L'entreprise Téo Taxi est résolument tournée vers le développement durable.
1 janvier 2018
Véronique Biron, CRIA

L'entreprise mise sur trois grands axes qui sont au cœur de son ADN :

  1. Le développement technologique. L’industrie doit composer avec des infrastructures vieillissantes, des enjeux de sécurité pour les chauffeurs et les utilisateurs, et un important retard dans l’utilisation efficace de la technologie, dans les opérations et l’expérience de la clientèle.
  2. La protection de l’environnement par l’exploitation d’une flotte à 100 % électrique. Un taxi à essence pollue cinq fois plus qu’un taxi électrique. L’industrie produit 120 000 tonnes de GES par année. L’essence gruge une part importante des profits pour les petits entrepreneurs.
  3. Le développement social par l’emploi de chauffeurs de taxi salariés. Un chauffeur de taxi parcourt en moyenne 70 000 km par année, à raison de 10 à 12 heures par jour, tout en assumant seul les risques pour sa sécurité et celle de sa voiture, ainsi que sa sécurité financière et celle de sa famille.

C’est dans ce contexte qu’en 2005 l’entreprise Téo Taxi est née de l’inspiration de visionnaires. TÉO pour Transport Électrique Optimisé.

Les deux premières années ont été marquées par plusieurs essais et erreurs dans les opérations, la gestion de la flotte, le développement technologique, ainsi que le recrutement et la gestion de chauffeurs de taxi traditionnels.

L’industrie du taxi en état de choc post-traumatique : transformer un entrepreneur en salarié

La prémisse du recrutement et du développement social pour Téo est la suivante : en offrant aux chauffeurs issus de l’industrie traditionnelle un encadrement complet (formation, équipement, technologie), des horaires raisonnables (40 heures par semaine) et un revenu stable, nous souhaitons leur donner accès à une qualité de vie et à la sécurité pour eux-mêmes et leur famille.

Pour l’équipe Personnes et culture RH, les deux premières années d’opération ont mené aux constats suivants :

  1. Les premiers chauffeurs à être intéressés par la proposition de Téo étaient principalement des chauffeurs « matures », c’est-à-dire dotés de plusieurs années d’expérience dans l’industrie.

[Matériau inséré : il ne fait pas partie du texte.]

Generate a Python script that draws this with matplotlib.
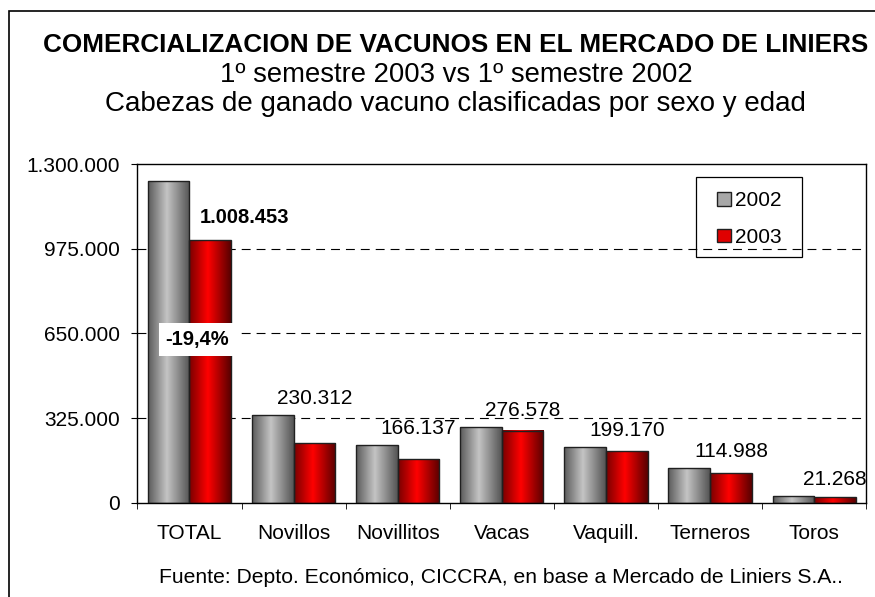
import numpy as np
import matplotlib
matplotlib.use('Agg')
import matplotlib.pyplot as plt
from matplotlib.colors import LinearSegmentedColormap
from matplotlib.patches import Rectangle

plt.rcParams['font.family'] = ['Liberation Sans', 'DejaVu Sans']

# %% data
categories = ['TOTAL', 'Novillos', 'Novillitos', 'Vacas', 'Vaquill.', 'Terneros', 'Toros']
y2002 = [1235000, 336000, 220000, 289000, 212000, 132000, 26000]
y2003 = [1008453, 230312, 166137, 276578, 199170, 114988, 21268]
labels_2003 = ['1.008.453', '230.312', '166.137', '276.578', '199.170', '114.988', '21.268']
yticks = [0, 325000, 650000, 975000, 1300000]
ytick_labels = ['0', '325.000', '650.000', '975.000', '1.300.000']
change_total = '-19,4%'

gray_cmap = LinearSegmentedColormap.from_list(
    'gray_cyl', [(0, '#5c5c5c'), (0.45, '#c4c4c4'), (1, '#555555')])
red_cmap = LinearSegmentedColormap.from_list(
    'red_cyl', [(0, '#7a0000'), (0.45, '#ff0000'), (1, '#5a0000')])
grad = np.linspace(0, 1, 64).reshape(1, -1)

# %% figure
fig = plt.figure(figsize=(8.75, 5.97), dpi=100)
ax = fig.add_axes([0.157, 0.158, 0.833, 0.567])

x = np.arange(len(categories))
w = 0.4
for vals, offset, cmap in [(y2002, -w / 2, gray_cmap), (y2003, w / 2, red_cmap)]:
    bars = ax.bar(x + offset, vals, width=w, facecolor='none',
                  edgecolor='#202020', linewidth=1.0, zorder=3)
    for b in bars:
        x0, h = b.get_x(), b.get_height()
        ax.imshow(grad, extent=[x0, x0 + w, 0, h], aspect='auto',
                  cmap=cmap, zorder=2, interpolation='bilinear')

ax.set_xlim(-0.5, len(categories) - 0.5)
ax.set_ylim(0, 1300000)

# value labels above each pair
for i, lab in enumerate(labels_2003):
    if i == 0:
        ax.annotate(lab, (i + w / 2, y2003[i]), xytext=(25, 16),
                    textcoords='offset points', ha='center', va='center',
                    fontsize=14.5, fontweight='bold')
    else:
        ax.annotate(lab, (i + w / 2, max(y2002[i], y2003[i])), xytext=(0, 12),
                    textcoords='offset points', ha='center', va='center',
                    fontsize=15)

ax.text(0.078, 628000, change_total, ha='center', va='center', fontsize=14.5,
        fontweight='bold', zorder=5,
        bbox=dict(facecolor='white', edgecolor='none', pad=5))

# axes styling
ax.set_yticks(yticks)
ax.set_yticklabels(ytick_labels, fontsize=15)
for yv in yticks[1:-1]:
    ax.axhline(yv, color='black', linestyle=(0, (8, 5.4)), linewidth=0.8, zorder=1)
ax.set_xticks(x)
ax.set_xticklabels(categories, fontsize=15)
ax.set_xticks(np.arange(-0.5, len(categories)), minor=True)
ax.tick_params(axis='x', which='major', length=0, pad=15)
ax.tick_params(axis='x', which='minor', length=4.5, direction='out')
ax.tick_params(axis='y', length=4.5, direction='out', pad=8)
for s in ax.spines.values():
    s.set_linewidth(1.0)

# legend (frame drawn separately)
handles = [Rectangle((0, 0), 1, 1, facecolor='#a8a8a8', edgecolor='#202020'),
           Rectangle((0, 0), 1, 1, facecolor='#e00000', edgecolor='#202020')]
fig.legend(handles, ['2002', '2003'], loc='center left',
           bbox_to_anchor=(717 / 875, 1 - 219 / 597), fontsize=15, frameon=False,
           handlelength=0.65, handleheight=0.65, handletextpad=0.2,
           labelspacing=0.85, borderpad=0, borderaxespad=0)
fig.patches.append(Rectangle((696 / 875, 1 - 257 / 597), 106 / 875, 80 / 597,
                             transform=fig.transFigure, fill=False,
                             edgecolor='black', linewidth=0.9))

# titles
fig.text(0.521, 1 - 51.7 / 597, 'COMERCIALIZACION DE VACUNOS EN EL MERCADO DE LINIERS',
         ha='center', va='baseline', fontsize=18.8, fontweight='bold')
fig.text(0.521, 1 - 81.7 / 597, '1º semestre 2003 vs 1º semestre 2002',
         ha='center', va='baseline', fontsize=19.8)
fig.text(0.521, 1 - 110.7 / 597, 'Cabezas de ganado vacuno clasificadas por sexo y edad',
         ha='center', va='baseline', fontsize=20)
fig.text(0.573, 1 - 583 / 597, 'Fuente: Depto. Económico, CICCRA, en base a Mercado de Liniers S.A..',
         ha='center', va='baseline', fontsize=15.2)

# outer frame
fig.patches.append(Rectangle((9 / 875, -0.05), 1.1, 1 - 11 / 597 + 0.05,
                             transform=fig.transFigure, fill=False,
                             edgecolor='black', linewidth=1.2))

plt.savefig('out.png', dpi=100)
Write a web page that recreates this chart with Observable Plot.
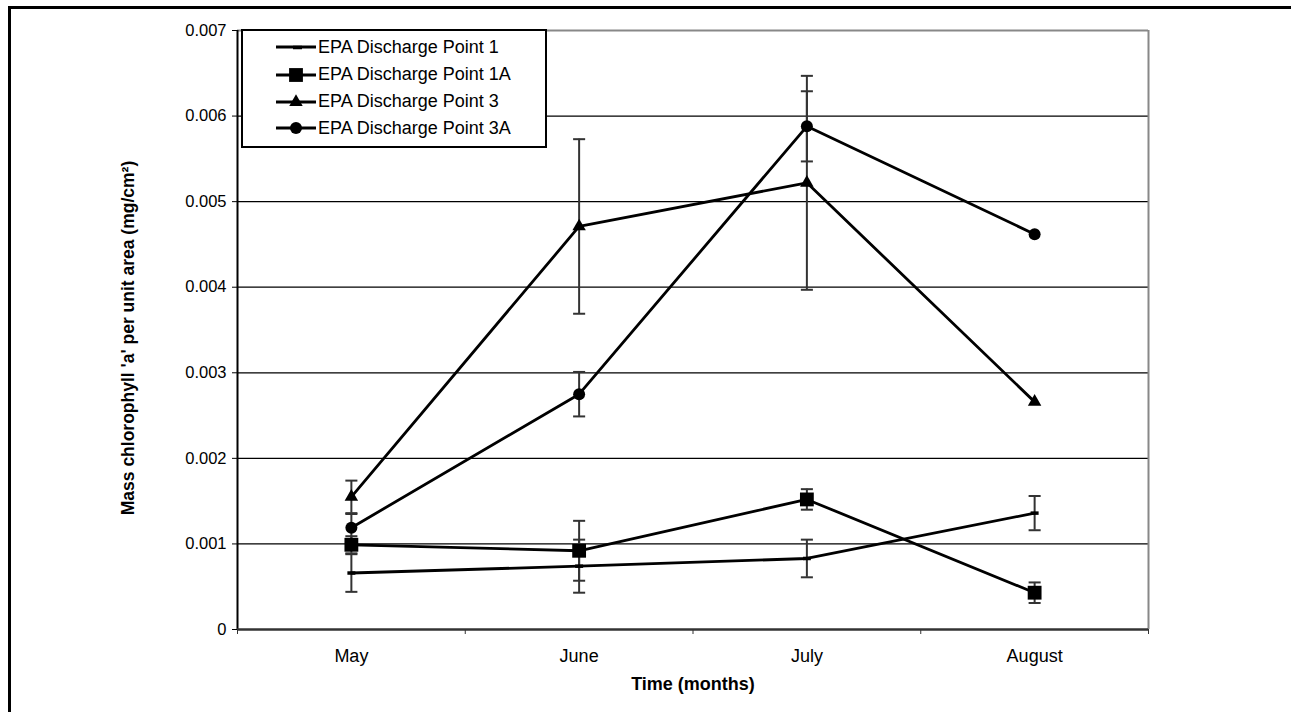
<!DOCTYPE html>
<html><head><meta charset="utf-8">
<script src="https://cdn.jsdelivr.net/npm/d3@7"></script>
<script src="https://cdn.jsdelivr.net/npm/@observablehq/plot@0.6"></script>
<style>
body{margin:0;background:#fff;font-family:"Liberation Sans",Arial,sans-serif;}
#wrap{position:relative;width:1291px;height:712px;overflow:hidden;background:#fff;}
#frame{position:absolute;left:8px;top:6px;width:1400px;height:800px;border-top:3px solid #000;border-left:3px solid #000;box-sizing:border-box;}
#chart{position:absolute;left:0;top:0;}
#legend{position:absolute;left:241px;top:29px;width:306px;height:119px;border:2.5px solid #000;background:#fff;box-sizing:border-box;}
.lrow{position:absolute;left:0;height:24px;display:flex;align-items:center;font-size:18px;color:#000;white-space:nowrap;}
.lrow svg{margin-left:33px;margin-right:2px;}
</style></head>
<body>
<div id="wrap"><div id="frame"></div><div id="chart"></div><div id="legend"></div></div>
<script>
const months = ["May", "June", "July", "August"];
const seriesNames = ["EPA Discharge Point 1", "EPA Discharge Point 1A", "EPA Discharge Point 3", "EPA Discharge Point 3A"];
const p1 = [0.00066, 0.00074, 0.00083, 0.00136];
const p1Err = [0.00022, 0.00031, 0.00022, 0.00020];
const p1A = [0.00099, 0.00092, 0.00152, 0.00043];
const p1AErr = [0.00010, 0.00035, 0.00012, 0.00012];
const p3 = [0.00155, 0.00471, 0.00522, 0.00266];
const p3Err = [0.00019, 0.00102, 0.00125, 0];
const p3A = [0.00119, 0.00275, 0.00588, 0.00462];
const p3AErr = [0.00016, 0.00026, 0.00041, 0];
const yTicks = [0, 0.001, 0.002, 0.003, 0.004, 0.005, 0.006, 0.007];
const yTitle = "Mass chlorophyll 'a' per unit area (mg/cm²)";
const xTitle = "Time (months)";

const seriesVals = [p1, p1A, p3, p3A];
const seriesErrs = [p1Err, p1AErr, p3Err, p3AErr];
const rows = [];
seriesNames.forEach((s, si) => months.forEach((m, mi) => rows.push({series: s, si, x: mi + 0.5, month: m, v: seriesVals[si][mi], e: seriesErrs[si][mi]})));
const errRows = rows.filter(d => d.e > 0);
const capRows = errRows.flatMap(d => [{x: d.x, y: d.v - d.e}, {x: d.x, y: d.v + d.e}]);

const hline = {draw(ctx, size){ const w = Math.sqrt(size); ctx.moveTo(-w/2, 0); ctx.lineTo(w/2, 0); }};
const rFor = [0, 7.8, 5.0, 6.0];
const fmt = d => d === 0 ? "0" : d.toFixed(3);

const chart = Plot.plot({
  width: 1291, height: 712,
  marginLeft: 237, marginRight: 143, marginTop: 30, marginBottom: 83,
  style: {fontFamily: "'Liberation Sans', Arial, sans-serif", background: "transparent", color: "#000"},
  x: {domain: [0, 4]},
  y: {domain: [0, 0.007]},
  marks: [
    Plot.ruleY(yTicks.filter(t => t > 0 && t < 0.007), {stroke: "#000", strokeWidth: 1.2}),
    Plot.ruleY([0.007], {stroke: "#888", strokeWidth: 2}),
    Plot.ruleX([4], {stroke: "#888", strokeWidth: 2}),
    Plot.axisY({ticks: yTicks, tickFormat: fmt, tickSize: 5, tickPadding: 6, fontSize: 16.5, label: null, stroke: "#000"}),
    Plot.axisX({ticks: [0, 1, 2, 3, 4], tickFormat: () => "", tickSize: 5, label: null, stroke: "#333"}),
    Plot.axisX({ticks: months.map((m, i) => i + 0.5), tickFormat: d => months[Math.round(d - 0.5)], tickSize: 0, tickPadding: 20, fontSize: 18, label: null}),
    Plot.ruleX([0], {stroke: "#000", strokeWidth: 2}),
    Plot.ruleY([0], {stroke: "#333", strokeWidth: 2.5}),
    Plot.ruleX(errRows, {x: "x", y1: d => d.v - d.e, y2: d => d.v + d.e, stroke: "#333", strokeWidth: 2}),
    Plot.dot(capRows, {x: "x", y: "y", symbol: hline, r: 6.8, stroke: "#333", strokeWidth: 2, fill: "none"}),
    Plot.line(rows, {x: "x", y: "v", z: "series", stroke: "#000", strokeWidth: 2.8}),
    Plot.dot(rows.filter(d => d.si === 0), {x: "x", y: "v", symbol: hline, r: 4.5, stroke: "#000", strokeWidth: 3.5}),
    Plot.dot(rows.filter(d => d.si === 1), {x: "x", y: "v", symbol: "square", r: rFor[1], fill: "#000", stroke: "none"}),
    Plot.dot(rows.filter(d => d.si === 2), {x: "x", y: "v", symbol: "triangle", r: rFor[2], fill: "#000", stroke: "none"}),
    Plot.dot(rows.filter(d => d.si === 3), {x: "x", y: "v", symbol: "circle", r: rFor[3], fill: "#000", stroke: "none"}),
    Plot.text([yTitle], {frameAnchor: "left", textAnchor: "middle", dx: -109, dy: 8, rotate: -90, fontWeight: "bold", fontSize: 17.5, text: d => d}),
    Plot.text([xTitle], {frameAnchor: "bottom", dy: 60, fontWeight: "bold", fontSize: 18, text: d => d})
  ]
});
document.getElementById("chart").appendChild(chart);

// legend
const legend = document.getElementById("legend");
const rowCenters = [16, 43.5, 70.5, 97];
seriesNames.forEach((name, i) => {
  const div = document.createElement("div");
  div.className = "lrow";
  div.style.top = (rowCenters[i] - 12) + "px";
  const ns = "http://www.w3.org/2000/svg";
  const svg = document.createElementNS(ns, "svg");
  svg.setAttribute("width", 40); svg.setAttribute("height", 20);
  const line = document.createElementNS(ns, "line");
  line.setAttribute("x1", 0); line.setAttribute("x2", 40); line.setAttribute("y1", 10); line.setAttribute("y2", 10);
  line.setAttribute("stroke", "#000"); line.setAttribute("stroke-width", 2.8);
  svg.appendChild(line);
  if (i === 0) {
    const d = document.createElementNS(ns, "line");
    d.setAttribute("x1", 17); d.setAttribute("x2", 26); d.setAttribute("y1", 10.5); d.setAttribute("y2", 10.5);
    d.setAttribute("stroke", "#000"); d.setAttribute("stroke-width", 3.5);
    svg.appendChild(d);
  } else {
    const sym = [null, d3.symbolSquare, d3.symbolTriangle, d3.symbolCircle][i];
    const p = document.createElementNS(ns, "path");
    p.setAttribute("d", d3.symbol(sym, Math.PI * rFor[i] * rFor[i])());
    p.setAttribute("transform", "translate(20,10)");
    p.setAttribute("fill", "#000");
    svg.appendChild(p);
  }
  div.appendChild(svg);
  const span = document.createElement("span");
  span.textContent = name;
  div.appendChild(span);
  legend.appendChild(div);
});
</script>
</body></html>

Ces chauffeurs n’en pouvaient plus d’avoir à travailler 70 heures par semaine, de voir leurs revenus diminuer d’année en année et, qui plus est, de ne pas voir leurs enfants grandir.
  2. Par contre, ces chauffeurs présentaient un fort esprit entrepreneurial issu de leurs longues années passées dans l’industrie traditionnelle, où ils avaient le sentiment de l’entière liberté de leurs horaires et de leur clientèle.

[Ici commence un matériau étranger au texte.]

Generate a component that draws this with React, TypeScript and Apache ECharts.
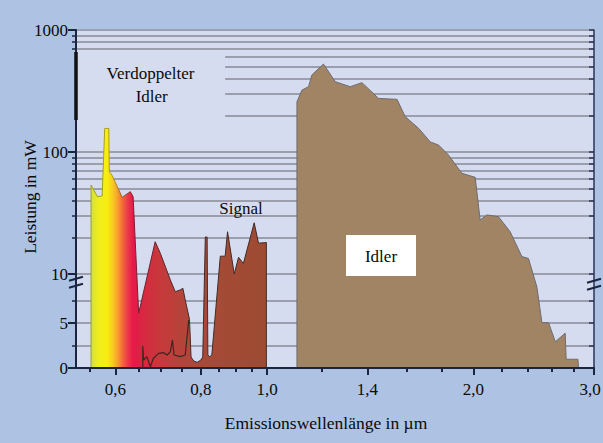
import React, { useEffect, useRef } from 'react';
import * as echarts from 'echarts';

// Wavelength in µm, power in mW
const signalLambda = [0.553, 0.553, 0.565, 0.574, 0.579, 0.587, 0.588, 0.593, 0.614, 0.631, 0.637, 0.649, 0.686, 0.698, 0.722, 0.734, 0.746, 0.753, 0.759, 0.770, 0.774, 0.781, 0.790, 0.800, 0.805, 0.812, 0.817, 0.819, 0.824, 0.830, 0.854, 0.868, 0.875, 0.895, 0.908, 0.923, 0.957, 0.971, 0.997, 0.997];
const signalPower = [0, 53.6, 43.0, 43.6, 156, 156, 69.0, 64.8, 42.5, 47.3, 43.0, 6.08, 18.4, 14.8, 9.54, 8.48, 8.67, 8.86, 7.56, 5.41, 1.22, 0.78, 0.63, 0.89, 1.22, 20.1, 20.1, 1.44, 1.26, 1.44, 14.0, 14.0, 22.2, 10.0, 13.7, 12.2, 26.3, 17.9, 18.1, 0];

const innerLambda = [0.658, 0.658, 0.660, 0.667, 0.675, 0.682, 0.694, 0.706, 0.714, 0.722, 0.727, 0.731, 0.746, 0.759, 0.768];
const innerPower = [0, 2.44, 0.89, 1.26, 0.14, 1.08, 1.63, 1.7, 1.44, 1.81, 3.11, 1.44, 1.26, 1.44, 5.33];

const idlerLambda = [1.105, 1.105, 1.124, 1.149, 1.162, 1.208, 1.257, 1.322, 1.375, 1.454, 1.547, 1.590, 1.664, 1.730, 1.779, 1.839, 1.924, 2.012, 2.046, 2.093, 2.176, 2.263, 2.354, 2.407, 2.476, 2.518, 2.575, 2.634, 2.723, 2.732, 2.842, 2.848];
const idlerPower = [0, 258, 322, 343, 428, 526, 377, 343, 370, 275, 270, 195, 156, 121, 114, 94.5, 66.9, 62, 27.7, 30.5, 29.5, 22.2, 13.9, 13.4, 9.0, 5.03, 5.03, 2.92, 3.86, 0.97, 0.97, 0];

const xMajorTicks = [0.6, 0.8, 1.0, 1.4, 2.0, 3.0];
const xMinorTicks = [0.55, 0.65, 0.7, 0.75, 0.85, 0.9, 0.95, 1.2, 1.6, 1.8, 2.2, 2.4, 2.6, 2.8];
const yMajorTicks = [0, 5, 10, 100, 1000];
const yMinorTicks = [2.5, 7.5, 20, 30, 40, 50, 60, 70, 80, 90, 700, 800, 900];
const gridFull = [2.5, 5, 7.5, 10, 20, 30, 40, 50, 60, 70, 80, 90, 100, 700, 800, 900, 1000];
const gridPartial = [200, 300, 400, 500, 600];
const partialStartLambda = 0.868;
const lambdaMin = 0.5257;
const lambdaMax = 3.0;
const doubledIdlerRange = [183, 660];
const breakPower = 9.4;

const FONT = '"Liberation Serif", "DejaVu Serif", serif';

// broken power axis: linear 0..9, bridge 9..10, log 10..1000
const ty = (v: number) => (v <= 9 ? 9 * v : v < 10 ? 81 + (v - 9) * 13 : 94 + 122 * Math.log10(v / 10));
const invTy = (t: number) => (t <= 81 ? t / 9 : t < 94 ? 9 + (t - 81) / 13 : 10 * Math.pow(10, (t - 94) / 122));
const lx = (l: number) => Math.log10(l);
const pts = (ls: number[], ps: number[]) => ls.map((l, i) => [lx(l), ty(ps[i])]);

const X_MIN = lx(lambdaMin);
const X_MAX = lx(lambdaMax);
const Y_MAX = ty(1000);

export default function App() {
  const ref = useRef<HTMLDivElement>(null);
  useEffect(() => {
    document.body.style.margin = '0';
    const chart = echarts.init(ref.current!, null, { renderer: 'svg' });
    const axisColor = '#1b2440';
    const fillGrad = new echarts.graphic.LinearGradient(0, 0, 1, 0, [
      { offset: 0, color: '#d2de40' },
      { offset: 0.04, color: '#eeee1e' },
      { offset: 0.09, color: '#f8ee10' },
      { offset: 0.12, color: '#f8d020' },
      { offset: 0.15, color: '#f7a22e' },
      { offset: 0.18, color: '#f2683a' },
      { offset: 0.21, color: '#ec3848' },
      { offset: 0.24, color: '#e6184b' },
      { offset: 0.3, color: '#d8283f' },
      { offset: 0.38, color: '#c9373c' },
      { offset: 0.52, color: '#b5443a' },
      { offset: 0.68, color: '#a64a36' },
      { offset: 1, color: '#9d4b33' },
    ]);
    const strokeGrad = new echarts.graphic.LinearGradient(0, 0, 1, 0, [
      { offset: 0, color: '#9aa020' },
      { offset: 0.12, color: '#b0a010' },
      { offset: 0.24, color: '#7a2030' },
      { offset: 0.5, color: '#4a2a28' },
      { offset: 1, color: '#3a2a24' },
    ]);
    const labelStyle = { fontFamily: FONT, fontSize: 17, color: '#0a0a0a' };
    chart.setOption({
      animation: false,
      backgroundColor: '#aec3e3',
      grid: {
        left: 76, right: 9, top: 30, bottom: 75,
        show: true, backgroundColor: '#d6dcef', borderWidth: 0,
        containLabel: false, outerBoundsMode: 'none',
      },
      xAxis: [
        {
          type: 'value', min: X_MIN, max: X_MAX, position: 'bottom', z: 10,
          axisLine: { show: true, onZero: false, lineStyle: { color: axisColor, width: 2 } },
          axisTick: { show: true, customValues: xMajorTicks.map(lx), length: 7, lineStyle: { color: axisColor, width: 2 } },
          axisLabel: {
            customValues: xMajorTicks.map(lx), margin: 13, ...labelStyle,
            formatter: (v: number) => {
              const s = Math.pow(10, v).toFixed(1).replace('.', ',');
              return v >= X_MAX - 1e-9 ? '{last|' + s + '}' : s;
            },
            rich: { last: { ...labelStyle, padding: [0, 8, 0, 0] } },
          },
          splitLine: { show: false },
        },
        {
          type: 'value', min: X_MIN, max: X_MAX, position: 'bottom', z: 10,
          axisLine: { show: false, onZero: false },
          axisTick: { show: true, customValues: xMinorTicks.map(lx), length: 4, lineStyle: { color: axisColor, width: 2 } },
          axisLabel: { show: false },
          splitLine: { show: false },
        },
      ],
      yAxis: [
        {
          type: 'value', min: 0, max: Y_MAX, position: 'left', z: 10,
          axisLine: { show: true, onZero: false, lineStyle: { color: axisColor, width: 2 } },
          axisTick: { show: true, customValues: yMajorTicks.map(ty), length: 8, lineStyle: { color: axisColor, width: 2 } },
          axisLabel: {
            customValues: yMajorTicks.map(ty), margin: 8, ...labelStyle,
            formatter: (t: number) => String(Math.round(invTy(t))),
          },
          splitLine: { show: false },
        },
        {
          type: 'value', min: 0, max: Y_MAX, position: 'left', z: 10,
          axisLine: { show: false, onZero: false },
          axisTick: { show: true, customValues: yMinorTicks.map(ty), length: 4, lineStyle: { color: axisColor, width: 1.5 } },
          axisLabel: { show: false },
          splitLine: { show: false },
        },
        {
          type: 'value', min: 0, max: Y_MAX, position: 'right', z: 10,
          axisLine: { show: true, onZero: false, lineStyle: { color: '#2b3456', width: 1.5 } },
          axisTick: { show: true, inside: true, customValues: [...gridFull, ...gridPartial].map(ty), length: 5, lineStyle: { color: '#2b3456', width: 1.5 } },
          axisLabel: { show: false },
          splitLine: { show: false },
        },
      ],
      series: [
        {
          type: 'lines', coordinateSystem: 'cartesian2d', xAxisIndex: 0, yAxisIndex: 0, z: 1, silent: true,
          lineStyle: { color: '#878a97', width: 1.6, opacity: 1 },
          data: [
            ...gridFull.map((v) => ({ coords: [[X_MIN, ty(v)], [X_MAX, ty(v)]] })),
            ...gridPartial.map((v) => ({ coords: [[lx(partialStartLambda), ty(v)], [X_MAX, ty(v)]] })),
          ],
        },
        {
          type: 'line', xAxisIndex: 0, yAxisIndex: 0, z: 3, silent: true, symbol: 'none',
          data: pts(idlerLambda, idlerPower),
          lineStyle: { color: '#6e6b70', width: 1 },
          areaStyle: { color: '#a08464', opacity: 1 },
        },
        {
          type: 'line', xAxisIndex: 0, yAxisIndex: 0, z: 3, silent: true, symbol: 'none',
          data: pts(signalLambda, signalPower),
          lineStyle: { color: strokeGrad, width: 1 },
          areaStyle: { color: fillGrad, opacity: 1 },
        },
        {
          type: 'line', xAxisIndex: 0, yAxisIndex: 0, z: 4, silent: true, symbol: 'none',
          data: pts(innerLambda, innerPower),
          lineStyle: { color: '#3b2820', width: 1.2 },
        },
        {
          type: 'lines', coordinateSystem: 'cartesian2d', xAxisIndex: 0, yAxisIndex: 0, z: 12, silent: true,
          lineStyle: { color: '#111', width: 3.5, opacity: 1 },
          data: [{ coords: [[X_MIN, ty(doubledIdlerRange[0])], [X_MIN, ty(doubledIdlerRange[1])]] }],
        },
      ],
    });

    const [lpx, bpy] = chart.convertToPixel({ gridIndex: 0 }, [X_MIN, ty(breakPower)]) as number[];
    const [rpx] = chart.convertToPixel({ gridIndex: 0 }, [X_MAX, ty(breakPower)]) as number[];
    const txt = (text: string, x: number, y: number, size = 17, extra: any = {}) => ({
      type: 'text', x, y, z: 50, ...extra,
      style: {
        text, fill: '#0a0a0a', fontFamily: FONT, fontSize: size,
        align: 'center', verticalAlign: 'middle', textAlign: 'center', textVerticalAlign: 'middle',
      },
    });
    const slash = (x: number, y: number) => [
      { type: 'line', z: 60, shape: { x1: x - 7, y1: y - 1, x2: x + 7, y2: y - 5 }, style: { stroke: axisColor, lineWidth: 2 } },
      { type: 'line', z: 60, shape: { x1: x - 7, y1: y + 6, x2: x + 7, y2: y + 2 }, style: { stroke: axisColor, lineWidth: 2 } },
    ];
    chart.setOption({
      graphic: [
        ...slash(lpx, bpy),
        ...slash(rpx, bpy + 2),
        txt('Verdoppelter', 150.5, 73),
        txt('Idler', 151.7, 96),
        txt('Signal', 241, 208),
        { type: 'rect', z: 49, shape: { x: 346, y: 235, width: 70, height: 41 }, style: { fill: '#ffffff' } },
        txt('Idler', 381, 256),
        txt('Leistung in mW', 30, 197, 17.5, { rotation: Math.PI / 2 }),
        txt('Emissionswellenlänge in µm', 326, 423, 17.5),
      ],
    });
    return () => chart.dispose();
  }, []);
  return <div ref={ref} style={{ width: 603, height: 443 }} />;
}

En gagnant en sécurité chez Téo, ces chauffeurs perdaient du même coup cette liberté chère à leurs valeurs. Ils devaient alors s’habituer à suivre un horaire strict et une discipline de travail continue. Bref, ils devaient adhérer à un modèle de travail salarié. Pour l’attraction et la rétention des chauffeurs, ce fut tout un défi.

Nous avons vite constaté que ce modèle n’était pas aussi attrayant pour eux que nous l’avions pensé. Il faut dire qu’un chauffeur de taxi traditionnel génère encore une partie importante de ses revenus sous forme d’argent comptant, souvent non déclaré à l’impôt. La proposition salariale de Téo Taxi avait de la peine à rivaliser avec des revenus non déclarés, même si nous calculions qu’avec les vacances, les jours fériés et l’accès à la sécurité qu’offre un salaire hebdomadaire, ils étaient gagnants.

Considérant leurs longues années en tant qu’entrepreneurs, ils ne voyaient pas les choses du même oeil. Devoir suivre des opérations et des horaires ne plaisait pas à tous. Plusieurs sont venus voir ce qu’il en était, mais ils sont repartis.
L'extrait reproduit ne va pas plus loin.